>> Begin

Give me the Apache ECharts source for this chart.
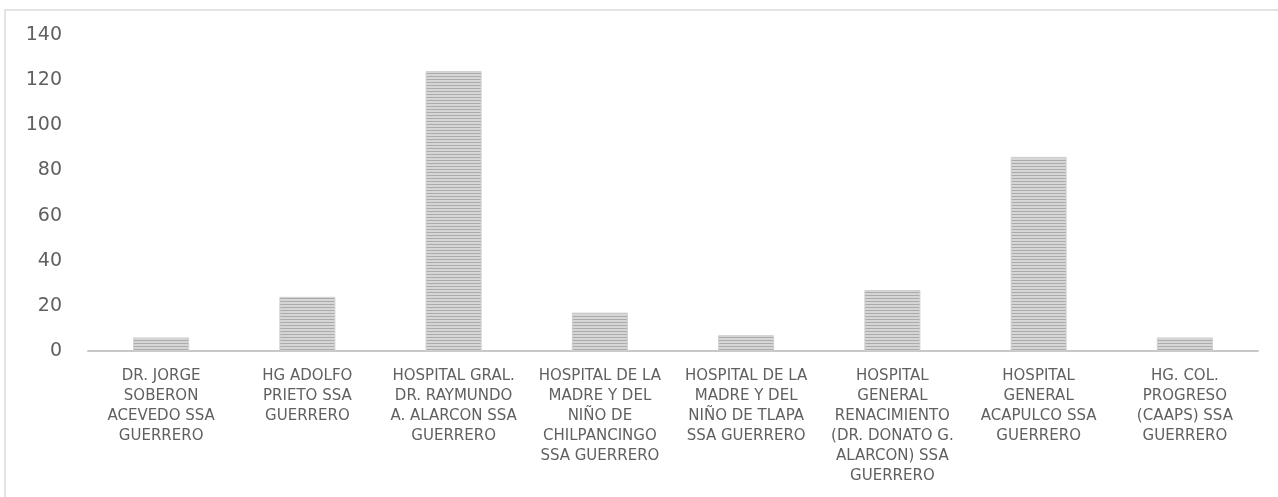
<!DOCTYPE html>
<html>
<head>
<meta charset="utf-8">
<script src="https://cdn.jsdelivr.net/npm/echarts@6/dist/echarts.min.js"></script>
<style>
  html, body { margin: 0; padding: 0; background: #fff; }
  #chart { width: 1278px; height: 497px; }
</style>
</head>
<body>
<div id="chart"></div>
<script>
// hospitales (etiquetas con saltos de linea como en la imagen)
var categories = [
    'DR. JORGE\nSOBERON\nACEVEDO SSA\nGUERRERO',
    'HG ADOLFO\nPRIETO SSA\nGUERRERO',
    'HOSPITAL GRAL.\nDR. RAYMUNDO\nA. ALARCON SSA\nGUERRERO',
    'HOSPITAL DE LA\nMADRE Y DEL\nNIÑO DE\nCHILPANCINGO\nSSA GUERRERO',
    'HOSPITAL DE LA\nMADRE Y DEL\nNIÑO DE TLAPA\nSSA GUERRERO',
    'HOSPITAL\nGENERAL\nRENACIMIENTO\n(DR. DONATO G.\nALARCON) SSA\nGUERRERO',
    'HOSPITAL\nGENERAL\nACAPULCO SSA\nGUERRERO',
    'HG. COL.\nPROGRESO\n(CAAPS) SSA\nGUERRERO'
];
var values = [6, 24, 124, 17, 7, 27, 86, 6];
var yTicks = [0, 20, 40, 60, 80, 100, 120, 140];

function stripes() {
    // rayado horizontal de las barras
    var c = document.createElement('canvas');
    c.width = 4;
    c.height = 3;
    var ctx = c.getContext('2d');
    ctx.fillStyle = '#d6d6d6';
    ctx.fillRect(0, 0, 4, 3);
    ctx.fillStyle = '#ababab';
    ctx.fillRect(0, 1, 4, 1);
    return c;
}

function bars() {
    var dom = document.getElementById('chart');
    var myChart = echarts.init(dom);
    var option = {
        animation: false,
        backgroundColor: '#ffffff',
        graphic: [{
            type: 'rect',
            shape: { x: 5, y: 10, width: 1400, height: 600 },
            style: { fill: 'none', stroke: '#dcdcdc', lineWidth: 1.5 },
            silent: true
        }],
        grid: {
            left: 88,
            right: 20,
            top: 35,
            bottom: 146
        },
        xAxis: {
            type: 'category',
            data: categories,
            axisLine: { lineStyle: { color: '#c8c8c8', width: 2 } },
            axisTick: { show: false },
            axisLabel: {
                interval: 0,
                color: '#606060',
                fontFamily: 'DejaVu Sans',
                fontSize: 15,
                lineHeight: 20,
                margin: 15
            }
        },
        yAxis: {
            type: 'value',
            min: yTicks[0],
            max: yTicks[yTicks.length - 1],
            interval: 20,
            axisLine: { show: false },
            axisTick: { show: false },
            splitLine: { show: false },
            axisLabel: {
                color: '#606060',
                fontFamily: 'DejaVu Sans',
                fontSize: 19,
                margin: 26
            }
        },
        series: [{
            type: 'bar',
            barWidth: 56,
            data: values,
            itemStyle: {
                color: { image: stripes(), repeat: 'repeat' },
                borderColor: '#cfcfcf',
                borderWidth: 1
            }
        }]
    };
    myChart.setOption(option, true);
    window.onresize = myChart.resize;
}

bars();
</script>
</body>
</html>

>> End

Leaving out the pictures, repeat the data above exactly.

Give me the Apache ECharts source for this chart.
<!DOCTYPE html>
<html>
<head>
<meta charset="utf-8">
<script src="https://cdn.jsdelivr.net/npm/echarts@6/dist/echarts.min.js"></script>
<style>
  html, body { margin: 0; padding: 0; background: #fff; }
  #chart { width: 1278px; height: 497px; }
</style>
</head>
<body>
<div id="chart"></div>
<script>
// hospitales (etiquetas con saltos de linea como en la imagen)
var categories = [
    'DR. JORGE\nSOBERON\nACEVEDO SSA\nGUERRERO',
    'HG ADOLFO\nPRIETO SSA\nGUERRERO',
    'HOSPITAL GRAL.\nDR. RAYMUNDO\nA. ALARCON SSA\nGUERRERO',
    'HOSPITAL DE LA\nMADRE Y DEL\nNIÑO DE\nCHILPANCINGO\nSSA GUERRERO',
    'HOSPITAL DE LA\nMADRE Y DEL\nNIÑO DE TLAPA\nSSA GUERRERO',
    'HOSPITAL\nGENERAL\nRENACIMIENTO\n(DR. DONATO G.\nALARCON) SSA\nGUERRERO',
    'HOSPITAL\nGENERAL\nACAPULCO SSA\nGUERRERO',
    'HG. COL.\nPROGRESO\n(CAAPS) SSA\nGUERRERO'
];
var values = [6, 24, 124, 17, 7, 27, 86, 6];
var yTicks = [0, 20, 40, 60, 80, 100, 120, 140];

function stripes() {
    // rayado horizontal de las barras
    var c = document.createElement('canvas');
    c.width = 4;
    c.height = 3;
    var ctx = c.getContext('2d');
    ctx.fillStyle = '#d6d6d6';
    ctx.fillRect(0, 0, 4, 3);
    ctx.fillStyle = '#ababab';
    ctx.fillRect(0, 1, 4, 1);
    return c;
}

function bars() {
    var dom = document.getElementById('chart');
    var myChart = echarts.init(dom);
    var option = {
        animation: false,
        backgroundColor: '#ffffff',
        graphic: [{
            type: 'rect',
            shape: { x: 5, y: 10, width: 1400, height: 600 },
            style: { fill: 'none', stroke: '#dcdcdc', lineWidth: 1.5 },
            silent: true
        }],
        grid: {
            left: 88,
            right: 20,
            top: 35,
            bottom: 146
        },
        xAxis: {
            type: 'category',
            data: categories,
            axisLine: { lineStyle: { color: '#c8c8c8', width: 2 } },
            axisTick: { show: false },
            axisLabel: {
                interval: 0,
                color: '#606060',
                fontFamily: 'DejaVu Sans',
                fontSize: 15,
                lineHeight: 20,
                margin: 15
            }
        },
        yAxis: {
            type: 'value',
            min: yTicks[0],
            max: yTicks[yTicks.length - 1],
            interval: 20,
            axisLine: { show: false },
            axisTick: { show: false },
            splitLine: { show: false },
            axisLabel: {
                color: '#606060',
                fontFamily: 'DejaVu Sans',
                fontSize: 19,
                margin: 26
            }
        },
        series: [{
            type: 'bar',
            barWidth: 56,
            data: values,
            itemStyle: {
                color: { image: stripes(), repeat: 'repeat' },
                borderColor: '#cfcfcf',
                borderWidth: 1
            }
        }]
    };
    myChart.setOption(option, true);
    window.onresize = myChart.resize;
}

bars();
</script>
</body>
</html>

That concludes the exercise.